Death does tend to jog my memory. When the decease of Konwicki,
the Polish writer, was announced in the Times, I thought that now would be a
good time to read A Minor Apocalypse. Re-read, except for the fact that when I read it, I didn’t finish it. This is
because… well, it was too good. There are books that make me envious, and then
there are books that overwhelm me. Ulysses and Gravity’s Rainbow obviously
belong in the latter category. But the books in the first category are as rare,
and a little more difficult to define. They are usually written in a way that I
would like to write, or at least one of the ways, but they seem to have
completely filled that way of writing up. Thus, the envy. I can read, say,
Delillo and know that I can copy Delillo to an extent – that he is working in a
quarter of literature that I recognize and could move in myself. But Konwicki
seems to have discovered the perfect way to write the kind of novel that
usually is pretty bad – the novel about not being able to write the novel. Of
course, I take off my hat to Flaubert and Proust for doing it right, but I am
talking about a less monumental version of that odd quest – the quest, so to
speak, for sterility.
In Konwicki’s book, this old modernist trope is combined
with a new one – one that is both contemporary and not: political suicide. In
the sixties and up through the eighties, the idea was basically to kill oneself
in protest. Thus, the monks in Vietnam burned themselves, as did some
anti-Vietnam war protesters. The IRA prisoners starved themselves to death.
Interesting moment, since it has been succeeded by a more
militant form of suicide in which one blows oneself and other people up. The one
form of suicide seems, at least, highly refined, whereas the other seems
barbarous. However, the suicides in the sixties to eighties period were
characterized most of all by ineffectuality. Whereas we don’t know what we will
see, looking back at the militant form of suicide. I have a feeling it, too,
will be ineffectual, plus bloodier.
Konwicki’s book is set… well, it is part of the play of the
book that you don’t know when it is set. The narrator can’t get the real date
out of anybody.

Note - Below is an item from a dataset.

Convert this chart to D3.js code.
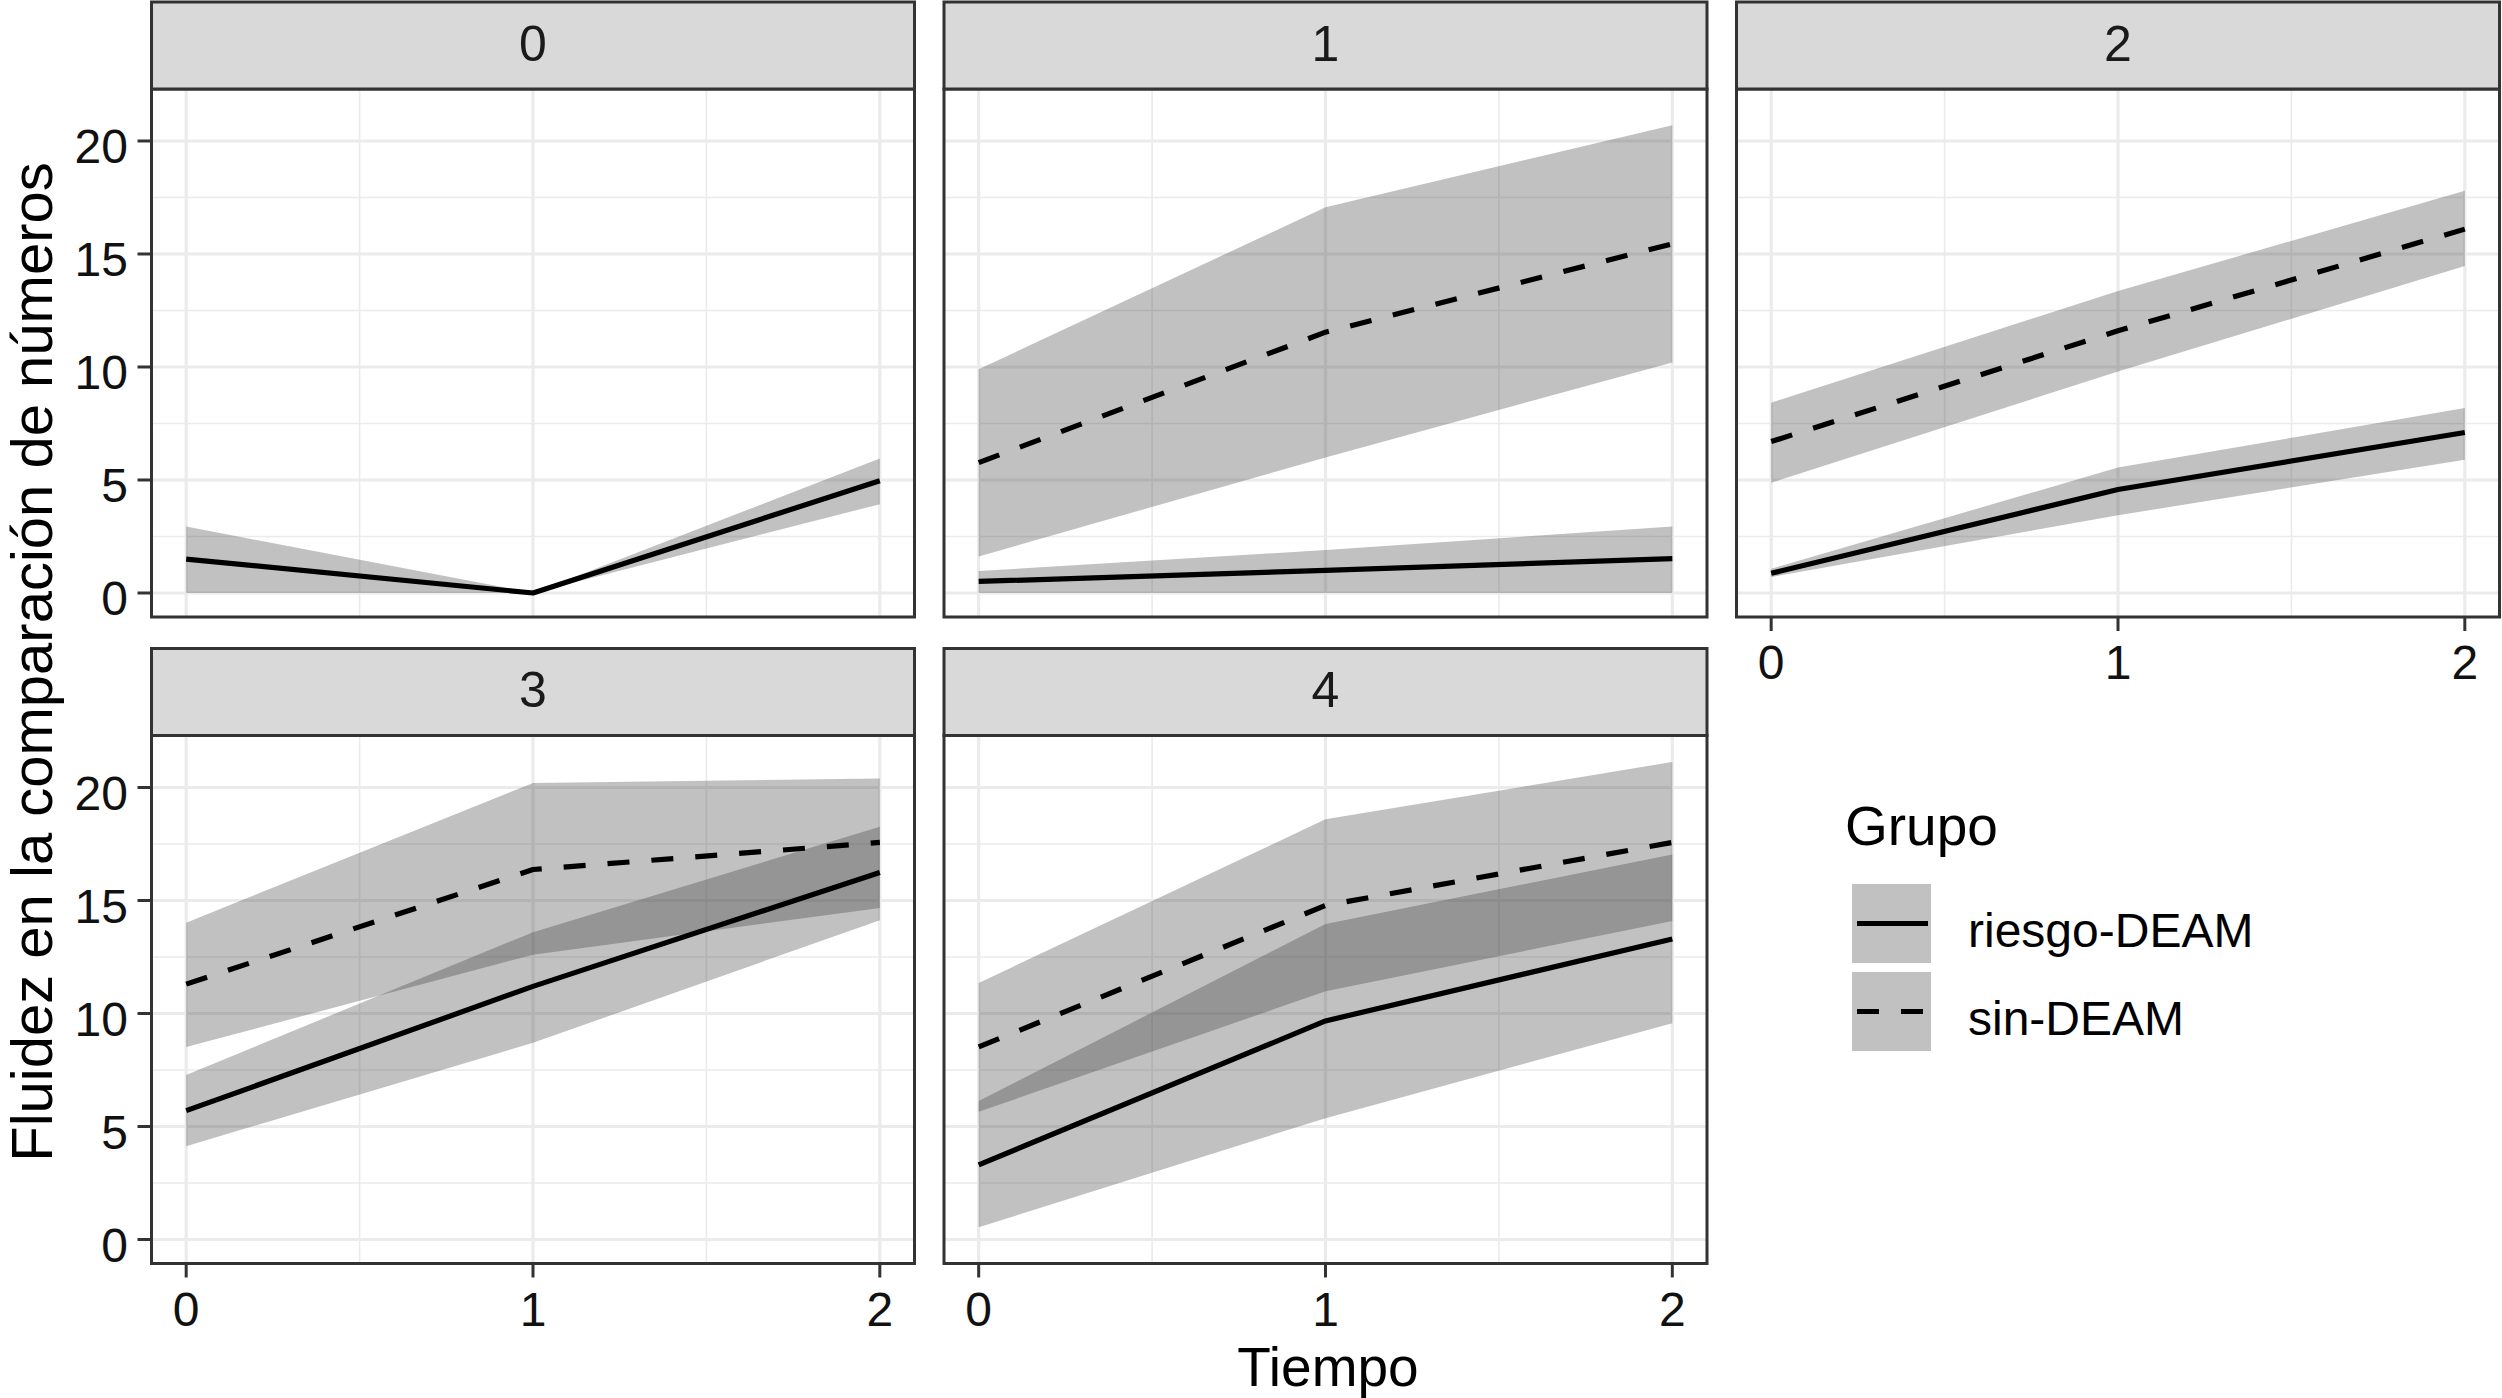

One imagines it is set around the time of General Jarezelski’s
coup, in 1981. I wonder how many people remember that coup outside of Poland?
It was one of those earthshaking events that has been buried in the general
amnesia devoted to the latter half of the Cold war. The narrator, who is having
a Konwicki-like crisis over the whole dignity and value of the novel – who is,
in other words, perpetually writing third drafts – is visited by representatives
of a self-appointed group of dissidents who tell him that it has been decided
that he should set fire to himself to protest the oppressiveness of the regime.
Of course, he doesn’t jump at this chance, but objects. The
two men who announce the decision to him point out that he doesn’t really
write, but that he still has a certain celebrity. When the narrator objects
that there are other more celebrated Polish artists, like a certain filmmaker –
obviously Wadja – the two reply that this filmmaker is too celebrated, and is
still working. No, a dead end like the narrator is best. There is some woody
allen like dialogue here:
“After all, you’ve always been obsessed with death,”
shipered Hubert hoarsly. “ I never treated your complex as a literary
mannerism. You’re intimate with death, you shouldn’t be afraid of it. You have
prepared yourself, and us, for your death
most carefully. What were you thinking about before we arrived?”
“Death.”
“You see. It’s at your side. All you have to do is reach
out.”
This is an excellent premise for a ramble around Warsaw and
around the brain of the narrator. This
is, to me, at the center of the novel world – the ramble. From Don Quixote to
Leopold Bloom, it is rambling that really gets the novel’s juices going.